Growing up I never wanted to be a housewife or even a working mom. I wanted to be free, travel, take lovers, and never be tied down to a house, man, or children.
Well, I did all of those things that I wanted to do and then some. By the time the age of 34 came around I had already been married and divorced, had no children, and had retained single status yet again for many, many years.
But I wasn't exactly free. I was tied down. I was tied down to a corporate job, bills, a car payment, and rent. I had cats (and I was perfectly happy to become the crazy cat lady.)
I was able to do whatever I wanted (if it coincided with my work schedule of course) but a lot of the time, I didn't have anyone to do whatever I wanted with. I spent many holidays alone. I worked a lot of overtime and made enough money to get by. But I wasn't really living. I was just working and spending time alone.
I watched the people around me at work have babies, find new relationships, get married and break-up. They weren't free either. But they were living. I was watching them live from the sidelines, masquerading behind my veil of "independence."
At the root of it all, I was actually afraid. I was afraid to fall in love again. I was afraid to be hurt again.
And then I met my now husband. I was a tough shell to crack as far as he was concerned. I wasn't interested in commitment because I was too scared of cleaning up the pieces when it all fell apart, which is all I had ever known in regards to romantic relationships.
I was only focused on the negative aspects of being in a relationship because - for the most part - all of my previous relationships had been negative, dark, and depressing. I didn't want to go there again.
But my now husband was very persistent. He slowly coaxed me out of my fear and into a safe place where I could receive love again without feeling vulnerable or suspicious. I fell hard for him. But the relationship wasn't dark or scary. It was hopeful and inspiring.
It was challenging of course because he was a single dad to a young son, but the relationship felt mature. It was grown-up. There was no drama and no theatrics. Well, maybe there was a little drama on my part in the beginning, but I eventually grew out of that.
Creating drama was a tool I was accustomed to using in the past. It can be a tough thing to let go of. It's a dirty habit that comes with the prize of instant gratification but not so hot long-term results.
And so, when I was pregnant with my daughter, I purchased my first home at the age of 35, moving out of the tiny one-bedroom apartment I had lived in for eight years during my single, "independent" years. My little cocoon in which I hid from having a life filled with babies, school drop-offs, marriage, and the day to day struggle that is raising a family was now gone.
Myself, my belly, my current husband, and stepson moved into a beautiful home in the suburbs.
Sometimes I wonder what would have happened to me if I had stayed in that little apartment, worked the same job, and had never met my current husband. Would I still have met someone to share my life with? Or would I have become that crazy, single cat lady that everyone used to joke about?
I'll never know.
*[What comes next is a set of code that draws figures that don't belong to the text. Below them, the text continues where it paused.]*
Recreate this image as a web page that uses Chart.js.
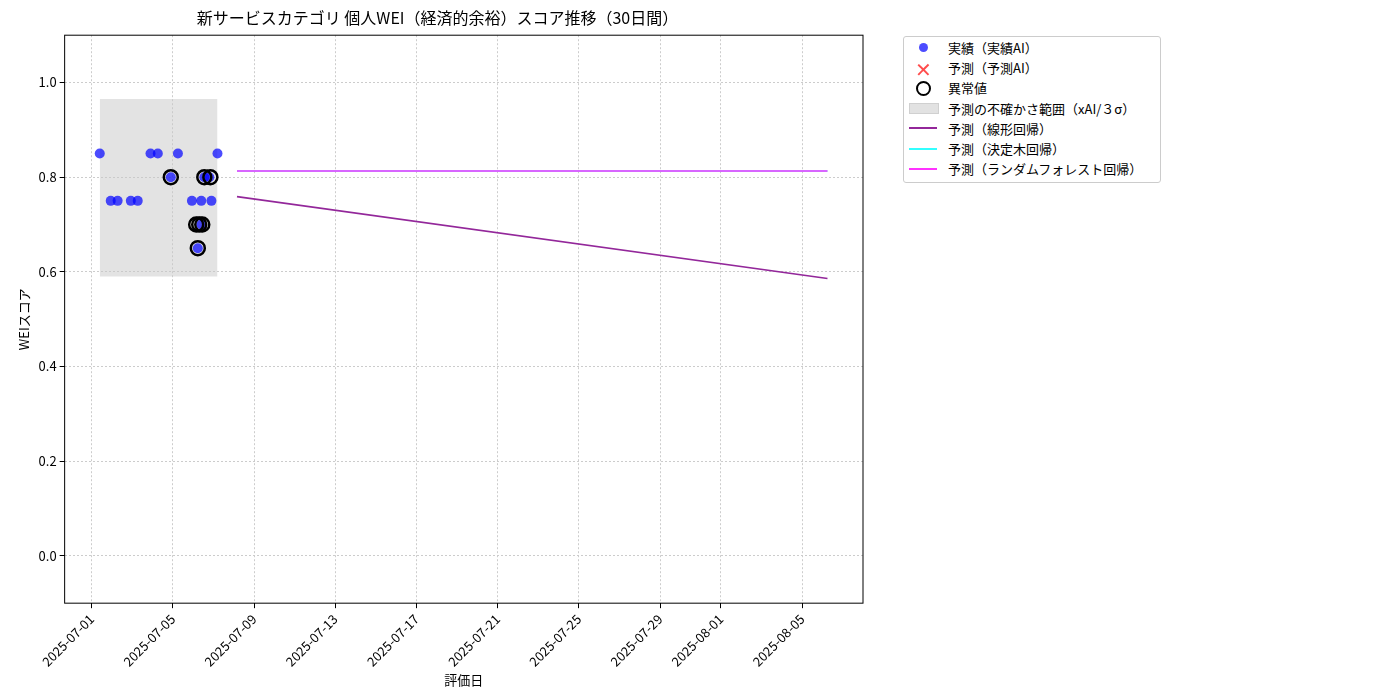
<!DOCTYPE html><html><head><meta charset="utf-8">
<script src="https://cdn.jsdelivr.net/npm/chart.js@4"></script>
<style>body{margin:0;background:#fff;font-family:"Noto Sans CJK JP";}
#wrap{position:absolute;left:0;top:0;width:1400px;height:700px}
#leg{position:absolute;left:903px;top:36px;width:256px;border:1px solid #ccc;border-radius:3px;padding:0 0 3px 0;font-size:13px;color:#000;background:#fff}
.r{height:20.3px;display:flex;align-items:center}
.s{width:40px;height:16px;position:relative;margin-right:4px}
</style></head><body><div id="wrap"><canvas id="c" width="1400" height="700"></canvas></div>
<div id="leg">
<div class="r"><div class="s"><div style="position:absolute;left:15px;top:4px;width:9px;height:9px;border-radius:50%;background:rgba(0,0,255,0.7)"></div></div>実績（実績AI）</div>
<div class="r"><div class="s"><span style="position:absolute;left:11px;top:-5px;font-size:20px;color:rgba(255,0,0,0.7)">✕</span></div>予測（予測AI）</div>
<div class="r"><div class="s"><div style="position:absolute;left:12px;top:1px;width:11px;height:11px;border-radius:50%;border:2.5px solid #000"></div></div>異常値</div>
<div class="r"><div class="s"><div style="position:absolute;left:5px;top:3px;width:28px;height:9px;background:#e2e2e2;border:1px solid #d0d0d0"></div></div>予測の不確かさ範囲（xAI/３σ）</div>
<div class="r"><div class="s"><div style="position:absolute;left:5px;top:7px;width:28px;height:2px;background:#93279a"></div></div>予測（線形回帰）</div>
<div class="r"><div class="s"><div style="position:absolute;left:5px;top:7px;width:28px;height:2px;background:#3ff"></div></div>予測（決定木回帰）</div>
<div class="r"><div class="s"><div style="position:absolute;left:5px;top:7px;width:28px;height:2px;background:#f3f"></div></div>予測（ランダムフォレスト回帰）</div>
</div>
<script>
// days since 2025-07-01
const actualX=[0.4,0.94,1.28,1.93,2.27,2.9,3.26,3.9,4.25,4.94,5.23,5.4,5.4,5.55,5.9,5.8,6.2];
const actualY=[0.85,0.75,0.75,0.75,0.75,0.85,0.85,0.80,0.85,0.75,0.65,0.75,0.70,0.80,0.75,0.80,0.85];
const outlierX=[3.9,5.23,5.15,5.3,5.45,5.55,5.85];
const outlierY=[0.80,0.65,0.70,0.70,0.70,0.80,0.80];
const bandX=[0.4,6.2];const bandLow=0.59,bandHigh=0.965;
const predX=[7.16,36.25];
const linY=[0.759,0.586];
const treeY=[0.813,0.813];
const rfY=[0.813,0.813];
const tickDays=[0,4,8,12,16,20,24,28,31,35];
const tickLabels=["2025-07-01","2025-07-05","2025-07-09","2025-07-13","2025-07-17","2025-07-21","2025-07-25","2025-07-29","2025-08-01","2025-08-05"];
const F="'Noto Sans CJK JP'";
const pts=(xs,ys)=>xs.map((x,i)=>({x,y:ys[i]}));
new Chart(document.getElementById('c'),{type:'scatter',data:{datasets:[
{type:'line',order:10,data:[{x:bandX[0],y:bandHigh},{x:bandX[1],y:bandHigh}],borderWidth:0,pointRadius:0,fill:{target:{value:bandLow}},backgroundColor:'rgba(200,200,200,0.5)',borderColor:'rgba(0,0,0,0)'},
{order:2,data:pts(actualX,actualY),backgroundColor:'rgba(0,0,255,0.7)',borderWidth:0,pointRadius:5},
{order:1,data:pts(outlierX,outlierY),backgroundColor:'rgba(0,0,0,0)',borderColor:'#000',borderWidth:2.5,pointRadius:7},
{type:'line',order:5,data:pts(predX,linY),borderColor:'#93279a',borderWidth:1.6,pointRadius:0},
{type:'line',order:6,data:pts(predX,treeY),borderColor:'#33ffff',borderWidth:1.6,pointRadius:0},
{type:'line',order:4,data:pts(predX,rfY),borderColor:'#ff33ff',borderWidth:1.6,pointRadius:0}
]},options:{responsive:false,animation:false,layout:{padding:{left:12,right:537,top:0,bottom:12}},
plugins:{legend:{display:false},tooltip:{enabled:false},title:{display:true,text:'新サービスカテゴリ 個人WEI（経済的余裕）スコア推移（30日間）',font:{family:F,size:16,weight:'normal'},color:'#000',padding:{top:8,bottom:8}}},
scales:{x:{type:'linear',min:-1.33,max:38.0,afterBuildTicks:a=>{a.ticks=tickDays.map(v=>({value:v}))},
ticks:{callback:v=>tickLabels[tickDays.indexOf(v)],maxRotation:45,minRotation:45,color:'#000',font:{family:F,size:13},autoSkip:false},
grid:{color:'#ccc',tickColor:'#000',tickLength:5},border:{display:false,dash:[2,2]},
title:{display:true,text:'評価日',color:'#000',font:{family:F,size:13},padding:0}},
y:{min:-0.1,max:1.1,afterBuildTicks:a=>{a.ticks=[0,0.2,0.4,0.6,0.8,1.0].map(v=>({value:v}))},
ticks:{callback:v=>v.toFixed(1),color:'#000',font:{family:F,size:13}},
grid:{color:'#ccc',tickColor:'#000',tickLength:5},border:{display:false,dash:[2,2]},
title:{display:true,text:'WEIスコア',color:'#000',font:{family:F,size:13},padding:4}}}},
plugins:[{id:'box',afterDraw(c){const a=c.chartArea,x=c.ctx;x.save();x.strokeStyle='#000';x.lineWidth=1;x.strokeRect(a.left,a.top,a.right-a.left,a.bottom-a.top);x.restore();}}]});
</script></body></html>
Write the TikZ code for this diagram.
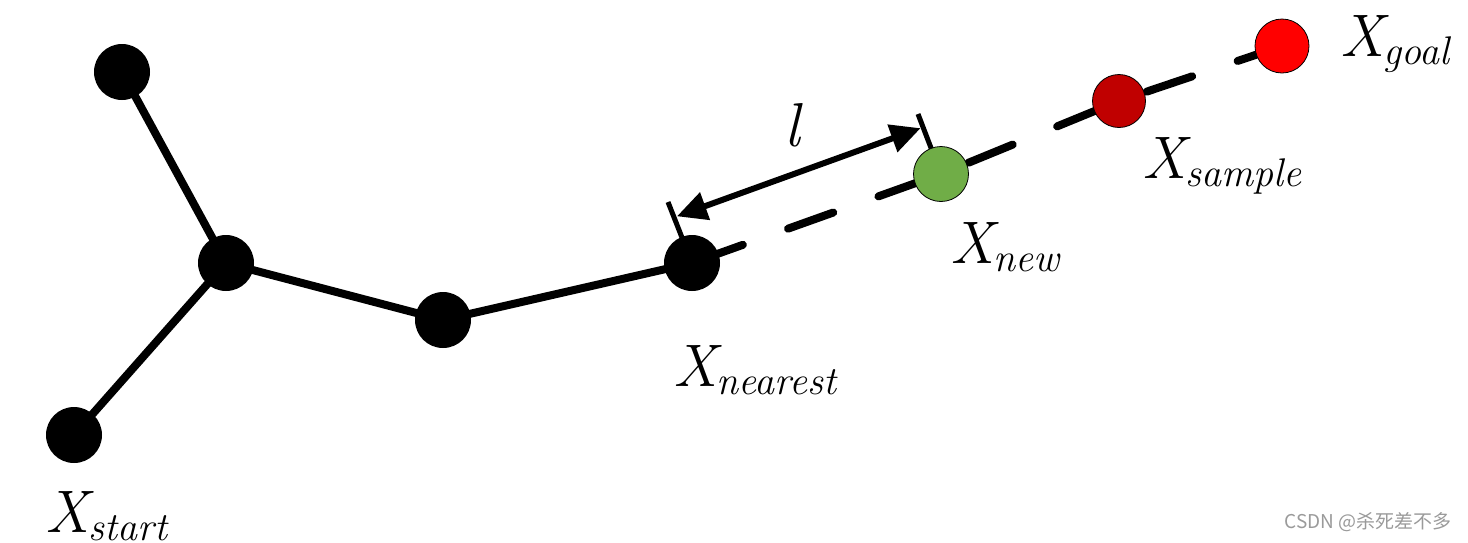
\documentclass[tikz,border=0pt]{standalone}
\usepackage{fontspec}
\newfontfamily\cjkfont{Noto Sans CJK SC}
\usetikzlibrary{arrows.meta,backgrounds}
\definecolor{newgreen}{HTML}{70AD47}
\definecolor{samplered}{HTML}{C00000}
\definecolor{goalred}{HTML}{FF0000}
\definecolor{wmgray}{HTML}{9A9A9A}
\newcommand\xlbl[2]{\itshape\fontsize{60}{60}\selectfont #1\raisebox{-8pt}{\fontsize{40}{40}\selectfont #2}}
\begin{document}
\begin{tikzpicture}[x=1pt,y=-1pt,
  vtx/.style={circle, fill=black, minimum size=56pt, inner sep=0pt},
  cvtx/.style={circle, draw=black, line width=0.8pt, minimum size=55pt, inner sep=0pt},
  edgeline/.style={line width=8pt},
  dashline/.style={line width=8pt, line cap=round, dash pattern=on 48pt off 48pt, dash phase=90pt},
  tickline/.style={line width=5pt},
  dimline/.style={line width=6pt, shorten <=2pt, shorten >=2pt,
    {Triangle[length=30pt,width=28pt]}-{Triangle[length=30pt,width=28pt]}},
  lab/.style={anchor=base west, inner sep=0pt}]
\useasboundingbox (0,0) rectangle (1468,542);
% vertices
\node[vtx] (a) at (122,72) {};
\node[vtx] (b) at (226,263) {};
\node[vtx] (c) at (74,435) {};
\node[vtx] (d) at (443,320) {};
\node[vtx] (n) at (692,263) {};
\node[cvtx, fill=newgreen] (w) at (941,174) {};
\node[cvtx, fill=samplered, minimum size=53pt] (s) at (1119,101) {};
\node[cvtx, fill=goalred, minimum size=54pt] (g) at (1282,46) {};
% tick ends and arrow ends
\coordinate (nt) at (668,202);
\coordinate (wt) at (918,114);
\coordinate (na) at (675,217);
\coordinate (wa) at (922.5,127.5);
\begin{scope}[on background layer]
  \draw[edgeline] (a.center) -- (b.center);
  \draw[edgeline] (c.center) -- (b.center);
  \draw[edgeline] (b.center) -- (d.center);
  \draw[edgeline] (d.center) -- (n.center);
  \draw[dashline] (n.center) -- (w.center) -- (s.center) -- (g.center);
  \draw[tickline] (n.center) -- (nt);
  \draw[tickline] (w.center) -- (wt);
\end{scope}
\draw[dimline] (na) -- (wa);
% labels
\node[lab] (ll) at (784,146) {\itshape\fontsize{62}{62}\selectfont l};
\node[lab] (ls) at (45,532) {\xlbl{X}{start}};
\node[lab] (ln) at (673,386) {\xlbl{X}{nearest}};
\node[lab] (lw) at (950,263) {\xlbl{X}{new}};
\node[lab] (lsa) at (1142,178) {\xlbl{X}{sample}};
\node[lab] (lg) at (1340,56) {\xlbl{X}{goal}};
\node[anchor=base east, inner sep=0pt, text=wmgray] (wm) at (1452,528)
  {\cjkfont\fontsize{19}{19}\selectfont CSDN @杀死差不多};
\end{tikzpicture}
\end{document}
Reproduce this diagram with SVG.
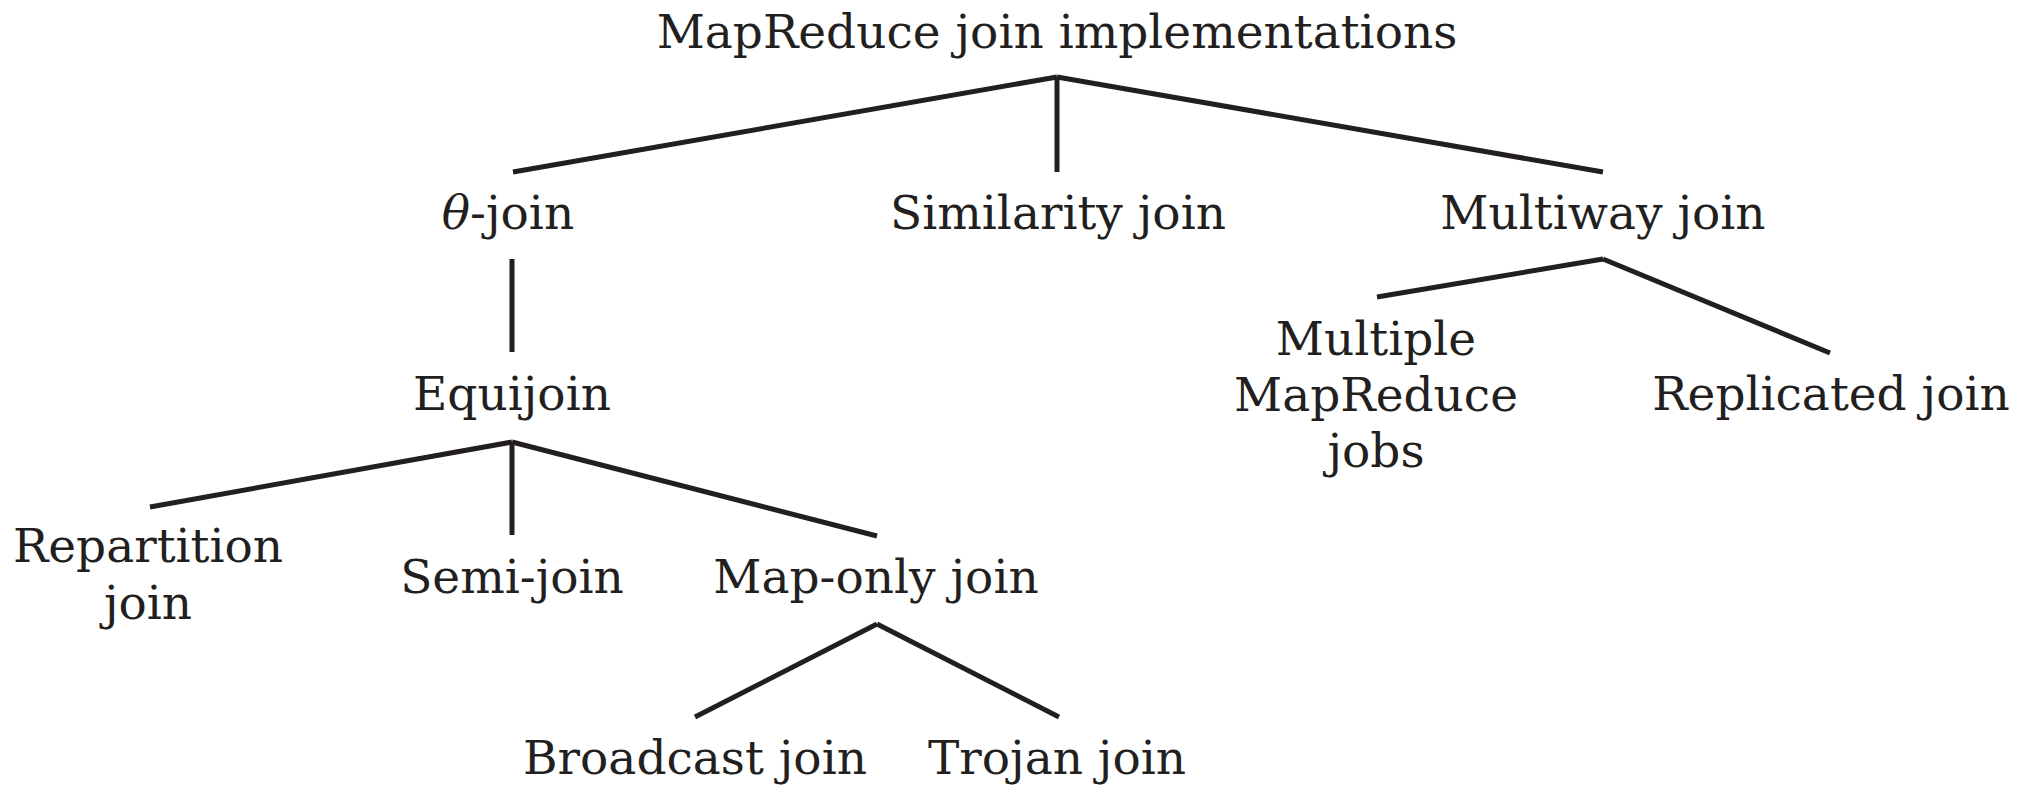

But I realize now that my disdain for suburban housewives was nothing more than my own fear of commitment and living a life that was the same as everyone else.
Now I know that every mom who lives in the suburbs and stays at home or goes to work has their own story, their own problems, and their own confusion about how to do this thing called raising a family. No one knows how to do it right. They're just doing it. It's a brave thing to do.
I know it's easy sometimes to judge "those moms" who drive the SUV's, wear yoga pants, and shop at Target. I used to be that judgy person. But now I know better. THAT mom isn't every mom and many of those moms out there who we judge had a very different vision for their lives at one time.
I can say, at this time, that I am fulfilled in my suburban mom/stepmom life. I do the things that need to be done for my family and I'm following my personal passions. I'm discovering honesty and peeling away the layers of fear that I've carried with me from my past. I'm living.
That label of "suburban mom" is just a label. It's not everything that I am. I'm not afraid of it anymore.